→ **OBJECTIVE**
Set down the material below word for word, excluding the pictures.

-- Start --

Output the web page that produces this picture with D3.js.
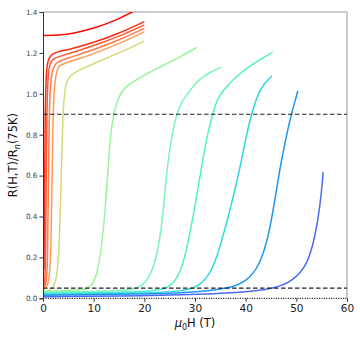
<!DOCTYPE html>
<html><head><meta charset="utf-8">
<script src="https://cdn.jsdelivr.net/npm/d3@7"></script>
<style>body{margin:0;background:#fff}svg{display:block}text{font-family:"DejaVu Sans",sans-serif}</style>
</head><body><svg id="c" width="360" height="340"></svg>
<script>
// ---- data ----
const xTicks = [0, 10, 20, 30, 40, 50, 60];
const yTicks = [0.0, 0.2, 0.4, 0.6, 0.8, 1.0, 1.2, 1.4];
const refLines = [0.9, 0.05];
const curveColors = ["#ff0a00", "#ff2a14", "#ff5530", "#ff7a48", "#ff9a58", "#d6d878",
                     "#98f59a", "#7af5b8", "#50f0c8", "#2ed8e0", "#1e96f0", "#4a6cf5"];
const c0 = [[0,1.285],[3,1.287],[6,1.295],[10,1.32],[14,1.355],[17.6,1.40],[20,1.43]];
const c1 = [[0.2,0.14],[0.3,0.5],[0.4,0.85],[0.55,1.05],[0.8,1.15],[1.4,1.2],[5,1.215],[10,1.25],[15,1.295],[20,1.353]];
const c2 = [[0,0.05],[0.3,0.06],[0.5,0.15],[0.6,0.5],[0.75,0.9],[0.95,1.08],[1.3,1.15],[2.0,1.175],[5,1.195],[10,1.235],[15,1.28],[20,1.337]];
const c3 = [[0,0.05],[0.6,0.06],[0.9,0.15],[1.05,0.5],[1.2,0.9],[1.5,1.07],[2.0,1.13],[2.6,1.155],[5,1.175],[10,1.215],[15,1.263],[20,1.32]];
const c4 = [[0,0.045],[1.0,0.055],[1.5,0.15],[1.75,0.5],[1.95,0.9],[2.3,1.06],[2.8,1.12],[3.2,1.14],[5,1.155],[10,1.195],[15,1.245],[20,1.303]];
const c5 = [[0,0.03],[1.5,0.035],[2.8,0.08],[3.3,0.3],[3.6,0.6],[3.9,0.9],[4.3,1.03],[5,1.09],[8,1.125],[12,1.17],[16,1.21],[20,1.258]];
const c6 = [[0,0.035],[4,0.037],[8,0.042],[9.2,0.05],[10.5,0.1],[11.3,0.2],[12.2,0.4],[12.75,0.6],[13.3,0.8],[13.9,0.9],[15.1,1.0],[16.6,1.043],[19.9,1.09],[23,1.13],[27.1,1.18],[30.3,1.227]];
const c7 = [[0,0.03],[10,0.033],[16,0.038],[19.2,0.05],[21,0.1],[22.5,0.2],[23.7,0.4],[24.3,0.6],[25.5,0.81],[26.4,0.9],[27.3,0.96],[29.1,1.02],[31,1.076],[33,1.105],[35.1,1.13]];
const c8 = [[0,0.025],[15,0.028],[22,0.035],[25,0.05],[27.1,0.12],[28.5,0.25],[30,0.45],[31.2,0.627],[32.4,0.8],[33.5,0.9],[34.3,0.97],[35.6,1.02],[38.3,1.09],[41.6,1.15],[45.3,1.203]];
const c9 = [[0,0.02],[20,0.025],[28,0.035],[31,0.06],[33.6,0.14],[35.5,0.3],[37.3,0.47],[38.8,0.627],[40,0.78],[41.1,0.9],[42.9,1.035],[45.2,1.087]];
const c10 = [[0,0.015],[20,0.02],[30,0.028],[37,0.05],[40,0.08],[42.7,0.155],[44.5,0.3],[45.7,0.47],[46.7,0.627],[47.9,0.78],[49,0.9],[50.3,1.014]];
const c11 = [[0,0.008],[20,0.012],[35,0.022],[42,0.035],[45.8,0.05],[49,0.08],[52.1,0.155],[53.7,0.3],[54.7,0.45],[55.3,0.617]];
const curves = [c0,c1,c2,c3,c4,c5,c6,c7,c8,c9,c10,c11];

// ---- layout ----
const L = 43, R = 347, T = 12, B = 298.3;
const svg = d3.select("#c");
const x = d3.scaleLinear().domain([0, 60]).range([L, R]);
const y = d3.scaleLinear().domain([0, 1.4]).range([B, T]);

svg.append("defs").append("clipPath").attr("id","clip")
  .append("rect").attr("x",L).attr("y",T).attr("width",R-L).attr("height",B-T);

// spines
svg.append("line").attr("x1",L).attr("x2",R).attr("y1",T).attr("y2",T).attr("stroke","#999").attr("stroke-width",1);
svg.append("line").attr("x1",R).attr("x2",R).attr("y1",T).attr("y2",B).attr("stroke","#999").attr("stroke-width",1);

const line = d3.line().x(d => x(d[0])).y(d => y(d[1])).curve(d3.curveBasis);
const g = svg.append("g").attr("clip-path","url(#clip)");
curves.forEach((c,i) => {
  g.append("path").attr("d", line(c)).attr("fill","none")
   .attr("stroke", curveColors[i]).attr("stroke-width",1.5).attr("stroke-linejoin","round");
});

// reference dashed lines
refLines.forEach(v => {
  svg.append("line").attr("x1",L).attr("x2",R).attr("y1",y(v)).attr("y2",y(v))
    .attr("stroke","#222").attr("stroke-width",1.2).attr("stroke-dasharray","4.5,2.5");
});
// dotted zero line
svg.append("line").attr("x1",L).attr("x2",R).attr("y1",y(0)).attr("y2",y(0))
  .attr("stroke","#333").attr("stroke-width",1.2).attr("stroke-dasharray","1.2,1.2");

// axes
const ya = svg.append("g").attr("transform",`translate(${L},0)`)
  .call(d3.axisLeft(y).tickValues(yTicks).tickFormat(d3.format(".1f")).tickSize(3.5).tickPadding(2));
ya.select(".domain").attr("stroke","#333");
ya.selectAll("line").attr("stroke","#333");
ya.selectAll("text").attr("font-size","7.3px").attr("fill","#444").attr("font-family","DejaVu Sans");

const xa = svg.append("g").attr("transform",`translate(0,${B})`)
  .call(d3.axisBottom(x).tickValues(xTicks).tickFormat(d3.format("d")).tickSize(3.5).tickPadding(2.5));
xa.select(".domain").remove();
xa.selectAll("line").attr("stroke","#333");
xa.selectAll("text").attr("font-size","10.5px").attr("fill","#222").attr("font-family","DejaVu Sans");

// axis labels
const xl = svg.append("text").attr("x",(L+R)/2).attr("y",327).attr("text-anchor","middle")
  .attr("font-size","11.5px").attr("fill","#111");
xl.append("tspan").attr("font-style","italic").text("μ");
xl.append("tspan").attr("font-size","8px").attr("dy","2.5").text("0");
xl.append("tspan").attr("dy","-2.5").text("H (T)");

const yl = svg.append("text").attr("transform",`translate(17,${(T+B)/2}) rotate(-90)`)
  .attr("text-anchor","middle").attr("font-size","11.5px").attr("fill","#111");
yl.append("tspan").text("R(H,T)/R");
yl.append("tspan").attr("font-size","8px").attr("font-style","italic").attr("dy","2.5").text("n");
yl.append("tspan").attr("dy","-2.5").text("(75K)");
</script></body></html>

-- End --

→ **RESPONSE TO THIS EXERCISE**
Output the web page that produces this picture with D3.js.
<!DOCTYPE html>
<html><head><meta charset="utf-8">
<script src="https://cdn.jsdelivr.net/npm/d3@7"></script>
<style>body{margin:0;background:#fff}svg{display:block}text{font-family:"DejaVu Sans",sans-serif}</style>
</head><body><svg id="c" width="360" height="340"></svg>
<script>
// ---- data ----
const xTicks = [0, 10, 20, 30, 40, 50, 60];
const yTicks = [0.0, 0.2, 0.4, 0.6, 0.8, 1.0, 1.2, 1.4];
const refLines = [0.9, 0.05];
const curveColors = ["#ff0a00", "#ff2a14", "#ff5530", "#ff7a48", "#ff9a58", "#d6d878",
                     "#98f59a", "#7af5b8", "#50f0c8", "#2ed8e0", "#1e96f0", "#4a6cf5"];
const c0 = [[0,1.285],[3,1.287],[6,1.295],[10,1.32],[14,1.355],[17.6,1.40],[20,1.43]];
const c1 = [[0.2,0.14],[0.3,0.5],[0.4,0.85],[0.55,1.05],[0.8,1.15],[1.4,1.2],[5,1.215],[10,1.25],[15,1.295],[20,1.353]];
const c2 = [[0,0.05],[0.3,0.06],[0.5,0.15],[0.6,0.5],[0.75,0.9],[0.95,1.08],[1.3,1.15],[2.0,1.175],[5,1.195],[10,1.235],[15,1.28],[20,1.337]];
const c3 = [[0,0.05],[0.6,0.06],[0.9,0.15],[1.05,0.5],[1.2,0.9],[1.5,1.07],[2.0,1.13],[2.6,1.155],[5,1.175],[10,1.215],[15,1.263],[20,1.32]];
const c4 = [[0,0.045],[1.0,0.055],[1.5,0.15],[1.75,0.5],[1.95,0.9],[2.3,1.06],[2.8,1.12],[3.2,1.14],[5,1.155],[10,1.195],[15,1.245],[20,1.303]];
const c5 = [[0,0.03],[1.5,0.035],[2.8,0.08],[3.3,0.3],[3.6,0.6],[3.9,0.9],[4.3,1.03],[5,1.09],[8,1.125],[12,1.17],[16,1.21],[20,1.258]];
const c6 = [[0,0.035],[4,0.037],[8,0.042],[9.2,0.05],[10.5,0.1],[11.3,0.2],[12.2,0.4],[12.75,0.6],[13.3,0.8],[13.9,0.9],[15.1,1.0],[16.6,1.043],[19.9,1.09],[23,1.13],[27.1,1.18],[30.3,1.227]];
const c7 = [[0,0.03],[10,0.033],[16,0.038],[19.2,0.05],[21,0.1],[22.5,0.2],[23.7,0.4],[24.3,0.6],[25.5,0.81],[26.4,0.9],[27.3,0.96],[29.1,1.02],[31,1.076],[33,1.105],[35.1,1.13]];
const c8 = [[0,0.025],[15,0.028],[22,0.035],[25,0.05],[27.1,0.12],[28.5,0.25],[30,0.45],[31.2,0.627],[32.4,0.8],[33.5,0.9],[34.3,0.97],[35.6,1.02],[38.3,1.09],[41.6,1.15],[45.3,1.203]];
const c9 = [[0,0.02],[20,0.025],[28,0.035],[31,0.06],[33.6,0.14],[35.5,0.3],[37.3,0.47],[38.8,0.627],[40,0.78],[41.1,0.9],[42.9,1.035],[45.2,1.087]];
const c10 = [[0,0.015],[20,0.02],[30,0.028],[37,0.05],[40,0.08],[42.7,0.155],[44.5,0.3],[45.7,0.47],[46.7,0.627],[47.9,0.78],[49,0.9],[50.3,1.014]];
const c11 = [[0,0.008],[20,0.012],[35,0.022],[42,0.035],[45.8,0.05],[49,0.08],[52.1,0.155],[53.7,0.3],[54.7,0.45],[55.3,0.617]];
const curves = [c0,c1,c2,c3,c4,c5,c6,c7,c8,c9,c10,c11];

// ---- layout ----
const L = 43, R = 347, T = 12, B = 298.3;
const svg = d3.select("#c");
const x = d3.scaleLinear().domain([0, 60]).range([L, R]);
const y = d3.scaleLinear().domain([0, 1.4]).range([B, T]);

svg.append("defs").append("clipPath").attr("id","clip")
  .append("rect").attr("x",L).attr("y",T).attr("width",R-L).attr("height",B-T);

// spines
svg.append("line").attr("x1",L).attr("x2",R).attr("y1",T).attr("y2",T).attr("stroke","#999").attr("stroke-width",1);
svg.append("line").attr("x1",R).attr("x2",R).attr("y1",T).attr("y2",B).attr("stroke","#999").attr("stroke-width",1);

const line = d3.line().x(d => x(d[0])).y(d => y(d[1])).curve(d3.curveBasis);
const g = svg.append("g").attr("clip-path","url(#clip)");
curves.forEach((c,i) => {
  g.append("path").attr("d", line(c)).attr("fill","none")
   .attr("stroke", curveColors[i]).attr("stroke-width",1.5).attr("stroke-linejoin","round");
});

// reference dashed lines
refLines.forEach(v => {
  svg.append("line").attr("x1",L).attr("x2",R).attr("y1",y(v)).attr("y2",y(v))
    .attr("stroke","#222").attr("stroke-width",1.2).attr("stroke-dasharray","4.5,2.5");
});
// dotted zero line
svg.append("line").attr("x1",L).attr("x2",R).attr("y1",y(0)).attr("y2",y(0))
  .attr("stroke","#333").attr("stroke-width",1.2).attr("stroke-dasharray","1.2,1.2");

// axes
const ya = svg.append("g").attr("transform",`translate(${L},0)`)
  .call(d3.axisLeft(y).tickValues(yTicks).tickFormat(d3.format(".1f")).tickSize(3.5).tickPadding(2));
ya.select(".domain").attr("stroke","#333");
ya.selectAll("line").attr("stroke","#333");
ya.selectAll("text").attr("font-size","7.3px").attr("fill","#444").attr("font-family","DejaVu Sans");

const xa = svg.append("g").attr("transform",`translate(0,${B})`)
  .call(d3.axisBottom(x).tickValues(xTicks).tickFormat(d3.format("d")).tickSize(3.5).tickPadding(2.5));
xa.select(".domain").remove();
xa.selectAll("line").attr("stroke","#333");
xa.selectAll("text").attr("font-size","10.5px").attr("fill","#222").attr("font-family","DejaVu Sans");

// axis labels
const xl = svg.append("text").attr("x",(L+R)/2).attr("y",327).attr("text-anchor","middle")
  .attr("font-size","11.5px").attr("fill","#111");
xl.append("tspan").attr("font-style","italic").text("μ");
xl.append("tspan").attr("font-size","8px").attr("dy","2.5").text("0");
xl.append("tspan").attr("dy","-2.5").text("H (T)");

const yl = svg.append("text").attr("transform",`translate(17,${(T+B)/2}) rotate(-90)`)
  .attr("text-anchor","middle").attr("font-size","11.5px").attr("fill","#111");
yl.append("tspan").text("R(H,T)/R");
yl.append("tspan").attr("font-size","8px").attr("font-style","italic").attr("dy","2.5").text("n");
yl.append("tspan").attr("dy","-2.5").text("(75K)");
</script></body></html>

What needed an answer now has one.